▸ ENTRIES SUPPLIED
-- BEGIN --

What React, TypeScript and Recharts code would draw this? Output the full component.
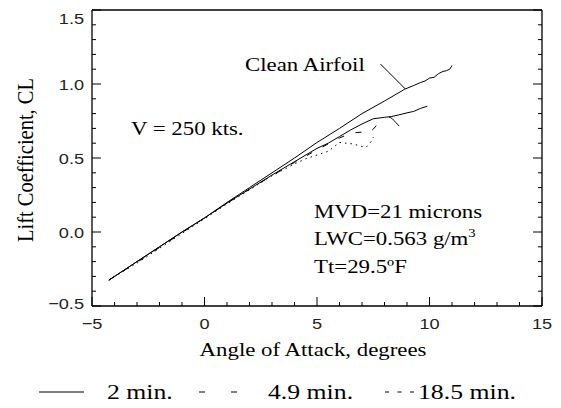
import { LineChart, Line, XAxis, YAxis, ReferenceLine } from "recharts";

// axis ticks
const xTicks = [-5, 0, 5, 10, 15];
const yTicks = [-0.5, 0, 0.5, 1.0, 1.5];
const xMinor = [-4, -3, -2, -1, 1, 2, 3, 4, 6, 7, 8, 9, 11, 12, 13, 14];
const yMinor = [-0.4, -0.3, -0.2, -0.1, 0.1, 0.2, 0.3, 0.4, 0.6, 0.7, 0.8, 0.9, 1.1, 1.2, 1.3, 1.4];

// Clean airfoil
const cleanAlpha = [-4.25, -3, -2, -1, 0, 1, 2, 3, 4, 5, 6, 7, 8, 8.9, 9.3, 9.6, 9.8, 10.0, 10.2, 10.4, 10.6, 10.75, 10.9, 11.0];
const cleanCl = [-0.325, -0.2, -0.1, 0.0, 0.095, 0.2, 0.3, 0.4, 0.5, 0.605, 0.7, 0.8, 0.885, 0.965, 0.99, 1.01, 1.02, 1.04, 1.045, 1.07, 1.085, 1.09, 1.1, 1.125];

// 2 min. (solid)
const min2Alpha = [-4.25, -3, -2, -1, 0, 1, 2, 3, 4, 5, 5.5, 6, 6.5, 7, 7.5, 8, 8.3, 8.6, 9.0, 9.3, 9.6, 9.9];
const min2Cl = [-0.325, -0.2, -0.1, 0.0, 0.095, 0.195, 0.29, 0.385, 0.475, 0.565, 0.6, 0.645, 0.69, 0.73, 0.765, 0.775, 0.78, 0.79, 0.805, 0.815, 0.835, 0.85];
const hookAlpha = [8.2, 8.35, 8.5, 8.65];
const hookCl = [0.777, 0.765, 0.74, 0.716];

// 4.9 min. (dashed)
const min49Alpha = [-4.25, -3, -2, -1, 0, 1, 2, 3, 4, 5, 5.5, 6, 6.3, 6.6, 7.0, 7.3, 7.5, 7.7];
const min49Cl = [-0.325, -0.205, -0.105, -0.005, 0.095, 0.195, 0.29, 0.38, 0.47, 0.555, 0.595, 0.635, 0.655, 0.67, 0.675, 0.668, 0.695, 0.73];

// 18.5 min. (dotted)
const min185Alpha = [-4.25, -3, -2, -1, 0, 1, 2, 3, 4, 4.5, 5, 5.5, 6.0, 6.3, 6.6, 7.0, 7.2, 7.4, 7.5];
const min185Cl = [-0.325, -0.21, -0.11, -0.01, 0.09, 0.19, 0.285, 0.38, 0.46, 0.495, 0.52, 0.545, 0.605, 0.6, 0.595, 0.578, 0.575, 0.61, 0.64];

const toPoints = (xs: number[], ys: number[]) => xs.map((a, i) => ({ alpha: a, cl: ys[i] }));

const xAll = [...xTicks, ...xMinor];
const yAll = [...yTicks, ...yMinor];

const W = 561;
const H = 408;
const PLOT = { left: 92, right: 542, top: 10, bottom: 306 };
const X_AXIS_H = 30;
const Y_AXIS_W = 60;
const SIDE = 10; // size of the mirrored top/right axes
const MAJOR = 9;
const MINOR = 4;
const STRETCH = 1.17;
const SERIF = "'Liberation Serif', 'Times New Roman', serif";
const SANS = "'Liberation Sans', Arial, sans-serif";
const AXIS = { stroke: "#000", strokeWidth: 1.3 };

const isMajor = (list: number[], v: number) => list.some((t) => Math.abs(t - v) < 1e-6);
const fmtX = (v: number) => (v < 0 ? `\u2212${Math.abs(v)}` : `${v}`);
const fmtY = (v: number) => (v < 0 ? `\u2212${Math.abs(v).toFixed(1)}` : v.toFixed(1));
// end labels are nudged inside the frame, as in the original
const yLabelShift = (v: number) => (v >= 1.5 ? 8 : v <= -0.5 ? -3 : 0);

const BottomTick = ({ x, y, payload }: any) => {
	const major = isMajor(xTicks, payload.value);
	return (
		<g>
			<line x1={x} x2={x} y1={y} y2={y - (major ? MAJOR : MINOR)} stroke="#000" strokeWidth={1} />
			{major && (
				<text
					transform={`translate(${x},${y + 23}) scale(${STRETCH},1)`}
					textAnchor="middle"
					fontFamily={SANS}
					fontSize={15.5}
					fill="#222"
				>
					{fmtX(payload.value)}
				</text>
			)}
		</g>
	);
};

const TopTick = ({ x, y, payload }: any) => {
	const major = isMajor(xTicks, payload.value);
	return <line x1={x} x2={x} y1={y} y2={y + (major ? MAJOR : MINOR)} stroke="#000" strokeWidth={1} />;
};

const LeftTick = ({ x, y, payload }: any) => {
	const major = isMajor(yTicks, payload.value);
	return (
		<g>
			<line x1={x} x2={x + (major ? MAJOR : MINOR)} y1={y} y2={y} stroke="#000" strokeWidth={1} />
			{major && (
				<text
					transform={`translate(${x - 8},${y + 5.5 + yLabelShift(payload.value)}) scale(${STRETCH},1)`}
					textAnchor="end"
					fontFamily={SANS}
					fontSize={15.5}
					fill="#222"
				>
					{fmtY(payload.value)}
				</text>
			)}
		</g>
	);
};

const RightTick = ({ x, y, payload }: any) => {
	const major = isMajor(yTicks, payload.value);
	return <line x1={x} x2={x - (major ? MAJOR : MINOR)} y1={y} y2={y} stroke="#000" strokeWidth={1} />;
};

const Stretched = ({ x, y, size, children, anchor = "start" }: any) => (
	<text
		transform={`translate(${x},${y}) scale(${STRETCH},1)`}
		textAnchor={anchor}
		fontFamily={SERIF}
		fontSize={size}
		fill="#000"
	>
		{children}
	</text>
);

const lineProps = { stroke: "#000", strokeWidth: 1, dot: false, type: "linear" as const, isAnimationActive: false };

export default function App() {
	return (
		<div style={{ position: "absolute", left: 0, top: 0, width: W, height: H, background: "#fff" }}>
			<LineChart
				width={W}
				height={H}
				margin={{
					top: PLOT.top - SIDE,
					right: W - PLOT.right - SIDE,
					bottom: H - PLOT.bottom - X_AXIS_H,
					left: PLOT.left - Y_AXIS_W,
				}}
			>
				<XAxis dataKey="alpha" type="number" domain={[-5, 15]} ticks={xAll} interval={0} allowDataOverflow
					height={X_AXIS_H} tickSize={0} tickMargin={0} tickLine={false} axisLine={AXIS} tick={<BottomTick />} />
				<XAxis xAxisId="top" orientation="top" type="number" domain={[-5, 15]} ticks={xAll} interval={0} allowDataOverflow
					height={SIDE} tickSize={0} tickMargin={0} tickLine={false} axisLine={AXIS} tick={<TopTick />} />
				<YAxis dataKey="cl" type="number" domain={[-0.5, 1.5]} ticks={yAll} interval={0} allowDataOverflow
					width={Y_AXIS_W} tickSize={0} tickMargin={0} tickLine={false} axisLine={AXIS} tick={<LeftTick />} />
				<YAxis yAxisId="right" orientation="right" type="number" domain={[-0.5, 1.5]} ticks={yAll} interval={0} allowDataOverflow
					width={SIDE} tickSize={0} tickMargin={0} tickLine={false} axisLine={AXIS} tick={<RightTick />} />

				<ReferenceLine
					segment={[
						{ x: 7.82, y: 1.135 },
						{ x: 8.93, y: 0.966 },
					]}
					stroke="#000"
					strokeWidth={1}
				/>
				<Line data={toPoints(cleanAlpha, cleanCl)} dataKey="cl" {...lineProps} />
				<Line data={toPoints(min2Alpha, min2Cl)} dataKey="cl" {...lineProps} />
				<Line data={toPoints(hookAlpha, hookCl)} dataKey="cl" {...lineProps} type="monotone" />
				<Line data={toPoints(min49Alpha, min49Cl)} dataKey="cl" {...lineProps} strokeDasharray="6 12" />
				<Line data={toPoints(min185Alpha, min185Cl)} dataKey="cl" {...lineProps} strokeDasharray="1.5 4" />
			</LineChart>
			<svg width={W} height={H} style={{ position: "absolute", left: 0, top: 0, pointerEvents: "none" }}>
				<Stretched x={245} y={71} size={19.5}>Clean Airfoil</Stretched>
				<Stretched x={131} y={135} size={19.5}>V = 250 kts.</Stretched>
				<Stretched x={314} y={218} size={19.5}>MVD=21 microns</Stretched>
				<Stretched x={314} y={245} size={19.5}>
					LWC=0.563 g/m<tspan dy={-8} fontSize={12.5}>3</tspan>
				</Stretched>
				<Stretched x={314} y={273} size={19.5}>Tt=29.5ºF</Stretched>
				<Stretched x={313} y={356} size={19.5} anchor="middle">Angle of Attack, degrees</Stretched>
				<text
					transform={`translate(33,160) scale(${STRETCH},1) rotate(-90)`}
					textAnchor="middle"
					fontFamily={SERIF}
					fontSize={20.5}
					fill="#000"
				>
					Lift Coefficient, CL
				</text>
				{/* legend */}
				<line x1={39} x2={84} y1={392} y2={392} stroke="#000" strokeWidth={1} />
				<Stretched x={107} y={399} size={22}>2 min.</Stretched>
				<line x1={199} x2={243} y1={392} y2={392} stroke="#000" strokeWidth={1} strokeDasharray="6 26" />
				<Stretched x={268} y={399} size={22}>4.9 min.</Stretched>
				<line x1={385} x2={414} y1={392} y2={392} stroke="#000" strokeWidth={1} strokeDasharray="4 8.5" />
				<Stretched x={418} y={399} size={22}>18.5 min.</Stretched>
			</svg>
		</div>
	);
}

-- END --
-- BEGIN --

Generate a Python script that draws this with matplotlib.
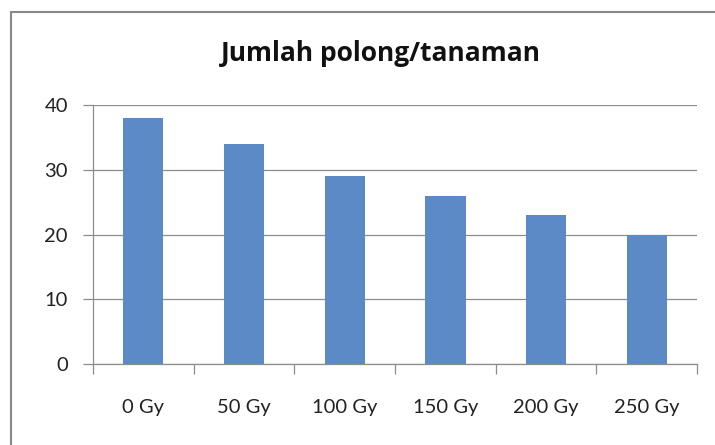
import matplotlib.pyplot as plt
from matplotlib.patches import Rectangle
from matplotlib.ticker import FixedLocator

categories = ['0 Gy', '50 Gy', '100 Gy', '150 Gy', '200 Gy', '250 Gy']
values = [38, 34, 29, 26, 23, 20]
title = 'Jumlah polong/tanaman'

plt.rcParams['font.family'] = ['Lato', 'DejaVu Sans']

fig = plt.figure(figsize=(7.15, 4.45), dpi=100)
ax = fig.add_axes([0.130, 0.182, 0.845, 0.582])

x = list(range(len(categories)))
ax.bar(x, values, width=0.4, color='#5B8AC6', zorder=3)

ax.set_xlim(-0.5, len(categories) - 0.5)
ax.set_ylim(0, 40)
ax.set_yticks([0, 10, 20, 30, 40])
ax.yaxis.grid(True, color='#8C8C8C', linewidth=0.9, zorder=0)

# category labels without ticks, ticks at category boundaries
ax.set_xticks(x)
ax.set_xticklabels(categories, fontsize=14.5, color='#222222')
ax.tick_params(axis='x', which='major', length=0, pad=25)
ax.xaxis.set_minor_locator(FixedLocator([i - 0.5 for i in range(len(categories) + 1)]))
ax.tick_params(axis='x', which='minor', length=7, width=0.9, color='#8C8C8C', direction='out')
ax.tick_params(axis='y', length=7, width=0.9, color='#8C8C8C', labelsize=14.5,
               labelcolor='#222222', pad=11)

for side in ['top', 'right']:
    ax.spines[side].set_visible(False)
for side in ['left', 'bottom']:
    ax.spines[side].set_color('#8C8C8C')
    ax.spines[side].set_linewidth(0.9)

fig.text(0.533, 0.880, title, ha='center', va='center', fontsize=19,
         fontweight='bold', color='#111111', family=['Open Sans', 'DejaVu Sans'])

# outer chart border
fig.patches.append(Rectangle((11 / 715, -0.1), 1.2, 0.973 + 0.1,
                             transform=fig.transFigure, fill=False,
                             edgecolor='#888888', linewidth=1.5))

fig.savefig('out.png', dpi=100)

-- END --

▸ WHAT YOU SHOULD DO
Repeat exactly the lines above, from the line that contains "Generate a Python" down through the line that contains "plt.rcParams['font.family'] = ['Lato', 'DejaVu". Include both of those lines and none of the pictures.

▸ COMPLETE OUTPUT
Generate a Python script that draws this with matplotlib.
import matplotlib.pyplot as plt
from matplotlib.patches import Rectangle
from matplotlib.ticker import FixedLocator

categories = ['0 Gy', '50 Gy', '100 Gy', '150 Gy', '200 Gy', '250 Gy']
values = [38, 34, 29, 26, 23, 20]
title = 'Jumlah polong/tanaman'

plt.rcParams['font.family'] = ['Lato', 'DejaVu Sans']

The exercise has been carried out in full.